Artist Residency : Jakarta Ceramics Biennale 2016

During my Indonesian Ceramics Biennale artist residency I was sent to "Sango", the biggest ceramics producer in Indonesia for tableware and sanitary products. 

It was the sanitary products department that attracted my attention during my first visit to the factory. The shapes and forms of future closets and sinks were drying upside down on special shelfs. They looked like creatures from science - fiction movies. Some of them reminded me of human heads inclining towards one another as though in some kind of inaudible dialogue.

For my artist residency at the Sango factory for Jakarta Ceramics Biennale I decided to combine industrial production and artistic craft and conceptions: by turning the usual closet upside down, I altered its functionality. This changed both the meaning of the object and how it was perceived. I used the specific technical environment of the factory as well as its stock of decal images.
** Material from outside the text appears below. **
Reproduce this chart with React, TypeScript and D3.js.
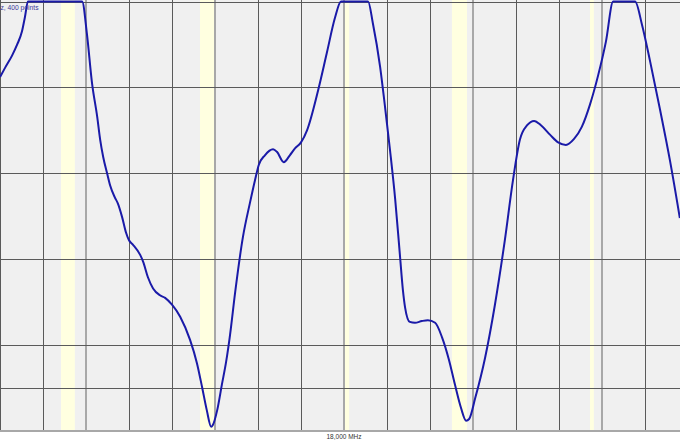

The factory's surroundings and environs also inspired the project. I reflected on the factory workers, the mopeds they used to get to and from work (largely because of the limited public transit system), their helmets, and the multicoloured batik shirts and hijabs (headscarves) worn by the female workers. 

My project turned the most common type of the squatting basin in Indonesia upside-down by transfiguring it into an imaginary 'human' head. There are female and male CLOBOTER types. While the male CLOBOTERS resemble race car drivers, the female CLOBOTERS wear traditional Indonesian batik patterns. Using the new technology at the factory I was able to change the original colors of the hardware (basin) and software (decals) to create bright and glossy colours, which are rare in a creamics industry. 

Working at the decoration department of the factory I was able to observe the daily life and working conditions in the factory.  I realized soon that my intuitional choice of the closets and parallels to a human being helped me think about the conditions of workers developing countries like Indonesia.

My idea for this special project for Jakarta Ceramics Biennale 2016 was to convey and communicate these impressions of Indonesia as it was my very first time in this country.